Taylor's song Tied Together With A Smile spoke to me personally as it described exactly how I was feeling. Fifteen came out as a single when I was around fifteen. Never Grow Up made me appreciate where I grew up and my family more. The Best Day made me think of my mum and how much she has done for me as I have grown up. Innocent helped me understand that no matter how many mistakes you make in life it's never too late to be brand new. Clean helped me become clean from cutting, it also helped me get over some of my relationships. Shake It Off taught me not to be afraid to dance even if people are watching. Delicate helped me be brave enough to make the first move. There are so many other songs including Taylor's love and break up songs that have helped me cry myself to sleep at night, not be afraid to fall in love again, speak up when things feel wrong in a relationship and to let the pain be poured onto a piece of paper and of course my guitar.

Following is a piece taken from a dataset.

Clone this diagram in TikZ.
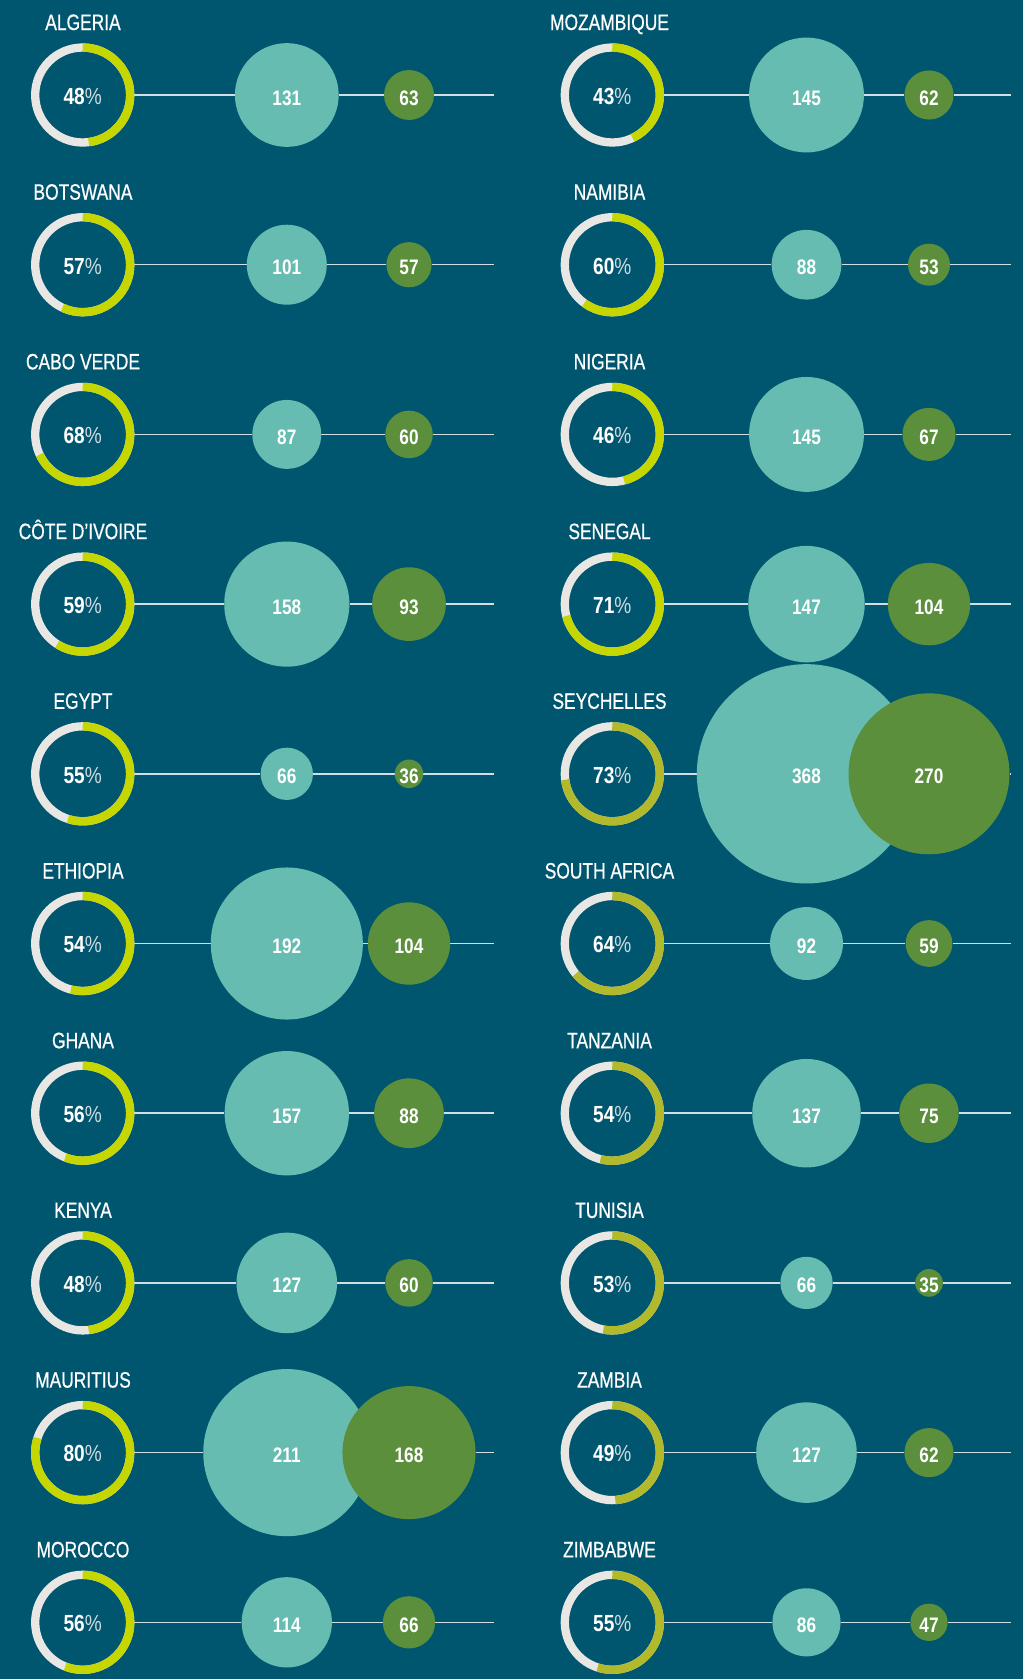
\documentclass[tikz,border=0pt]{standalone}
\usepackage{fontspec}
\newfontfamily\cond{Liberation Sans}[FakeStretch=0.82]
\newfontfamily\condname{Liberation Sans}[FakeStretch=0.78,FakeBold=0.6]
\definecolor{bgblue}{HTML}{00566F}
\definecolor{tealc}{HTML}{66BCB1}
\definecolor{greenc}{HTML}{5B8F3C}
\definecolor{ringbright}{HTML}{C5D600}
\definecolor{ringolive}{HTML}{B2BA2C}
\definecolor{ringgray}{HTML}{E9E7E4}
\definecolor{linec}{HTML}{D2DEE3}
\definecolor{pctc}{HTML}{CFDAE0}
\pgfdeclarelayer{bg}
\pgfdeclarelayer{lines}
\pgfsetlayers{bg,lines,main}
\begin{document}
\begin{tikzpicture}[x=1pt,y=-1pt,
  ringbox/.style={circle, draw=ringgray, line width=8.3pt, minimum size=95pt, inner sep=0pt,
    text=white, text height=18.7pt, text depth=0pt, font={\cond\fontsize{23.3}{26}\selectfont}},
  namebox/.style={anchor=base, inner sep=0pt, text=white, font={\condname\fontsize{22.3}{26}\selectfont}},
  tealbox/.style={circle, fill=tealc, inner sep=0pt, text=white, text height=20pt, text depth=0pt,
    font={\cond\bfseries\fontsize{21}{24}\selectfont}},
  greenbox/.style={circle, fill=greenc, inner sep=0pt, text=white, text height=20pt, text depth=0pt,
    font={\cond\bfseries\fontsize{21}{24}\selectfont}},
  connector/.style={draw=linec, line width=1.5pt},
  arcline/.style={line width=8.3pt}
]
\begin{pgfonlayer}{bg}
\fill[bgblue] (0,0) rectangle (1023,1679);
\end{pgfonlayer}
\useasboundingbox (0,0) rectangle (1023,1679);

% left column
\def\rx{82.7}\def\nx{83}\def\tx{286.8}\def\gx{409}\def\ex{494}\def\colid{L}
\foreach \k/\nm/\p/\a/\b/\rc/\sc in {
  0/ALGERIA/48/131/63/ringbright/0.396,
  1/BOTSWANA/57/101/57/ringbright/0.396,
  2/CABO VERDE/68/87/60/ringbright/0.396,
  3/CÔTE D’IVOIRE/59/158/93/ringbright/0.396,
  4/EGYPT/55/66/36/ringbright/0.396,
  5/ETHIOPIA/54/192/104/ringbright/0.396,
  6/GHANA/56/157/88/ringbright/0.396,
  7/KENYA/48/127/60/ringbright/0.396,
  8/MAURITIUS/80/211/168/ringbright/0.396,
  9/MOROCCO/56/114/66/ringbright/0.396}{
  \pgfmathsetmacro\Y{95+169.7*\k}
  \pgfmathsetmacro\da{2*\sc*\a}
  \pgfmathsetmacro\db{2*\sc*\b}
  \node[namebox] (\colid n\k) at (\nx,\Y-65) {\nm};
  \node[ringbox] (\colid r\k) at (\rx,\Y) {{\bfseries\p}{\color{pctc}\%}};
  \draw[arcline, draw=\rc] (\colid r\k.center) ++(-90:47.5) arc[start angle=-90, end angle={-90+3.6*\p}, radius=47.5];
  \node[tealbox, minimum size=\da pt] (\colid t\k) at (\tx,\Y) {\a};
  \node[greenbox, minimum size=\db pt] (\colid g\k) at (\gx,\Y) {\b};
  \coordinate (\colid e\k) at (\ex,\Y);
  \begin{pgfonlayer}{lines}
  \draw[connector] (\colid r\k) -- (\colid t\k) -- (\colid g\k) -- (\colid e\k);
  \end{pgfonlayer}
}

% right column
\def\rx{612.3}\def\nx{609.5}\def\tx{806.5}\def\gx{929}\def\ex{1010.7}\def\colid{R}
\foreach \k/\nm/\p/\a/\b/\rc/\sc in {
  0/MOZAMBIQUE/43/145/62/ringbright/0.396,
  1/NAMIBIA/60/88/53/ringbright/0.396,
  2/NIGERIA/46/145/67/ringbright/0.396,
  3/SENEGAL/71/147/104/ringbright/0.396,
  4/SEYCHELLES/73/368/270/ringolive/0.298,
  5/SOUTH AFRICA/64/92/59/ringolive/0.396,
  6/TANZANIA/54/137/75/ringolive/0.396,
  7/TUNISIA/53/66/35/ringolive/0.396,
  8/ZAMBIA/49/127/62/ringolive/0.396,
  9/ZIMBABWE/55/86/47/ringolive/0.396}{
  \pgfmathsetmacro\Y{95+169.7*\k}
  \pgfmathsetmacro\da{2*\sc*\a}
  \pgfmathsetmacro\db{2*\sc*\b}
  \node[namebox] (\colid n\k) at (\nx,\Y-65) {\nm};
  \node[ringbox] (\colid r\k) at (\rx,\Y) {{\bfseries\p}{\color{pctc}\%}};
  \draw[arcline, draw=\rc] (\colid r\k.center) ++(-90:47.5) arc[start angle=-90, end angle={-90+3.6*\p}, radius=47.5];
  \node[tealbox, minimum size=\da pt] (\colid t\k) at (\tx,\Y) {\a};
  \node[greenbox, minimum size=\db pt] (\colid g\k) at (\gx,\Y) {\b};
  \coordinate (\colid e\k) at (\ex,\Y);
  \begin{pgfonlayer}{lines}
  \draw[connector] (\colid r\k) -- (\colid t\k) -- (\colid g\k) -- (\colid e\k);
  \end{pgfonlayer}
}
\end{tikzpicture}
\end{document}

Taylor inspires me by the amount of hate and pain she's been through and she's  still nice, giving and so kind to her fans and mostly everyone around her. Taylor is one of the most charitable celebrities out there and does amazing things for her fans. Taylor sends gifts, bakes for them, invites them to her house, shows u to their house and does free meet and greets every night while on tour when she's exhausted.
Taylor doesn't deserve all the hate she gets, the media and haters just love to destroy her for no reason. When the Kimye incident happened I was devastated. The only Swifties in my life who were by my side fighting back and defending her the ones on Twitter, Instagram and some on Tumblr. Everyone here at home in my family and their friends laughed at me and told me she's not a role model anymore cause she's a liar.
They weren't there from the start, they weren't there at the concerts she was bringing joy to. They didn't hear the speeches at the tours, they didn't know about her charity spends, they didn't know what she did for fans. All they believed was she's a liar.

I was more upset that Taylor thought that all of us Swifties would leave her. Some did, thankfully they were some of the ones who only became a 'Swiftie' to get noticed (and got noticed) left.
I was afraid that Taylor had been alone in the dark and was never coming back and was so grateful when she did come back.
I admire Taylor more for the comeback and how she fuelled all the hate she got into a album. I admire her more so for standing up to a sexual assault and took them to court and won. Taylor is such a strong human being and deserves all the love and success she is getting.
I promise I'll stand by you forever.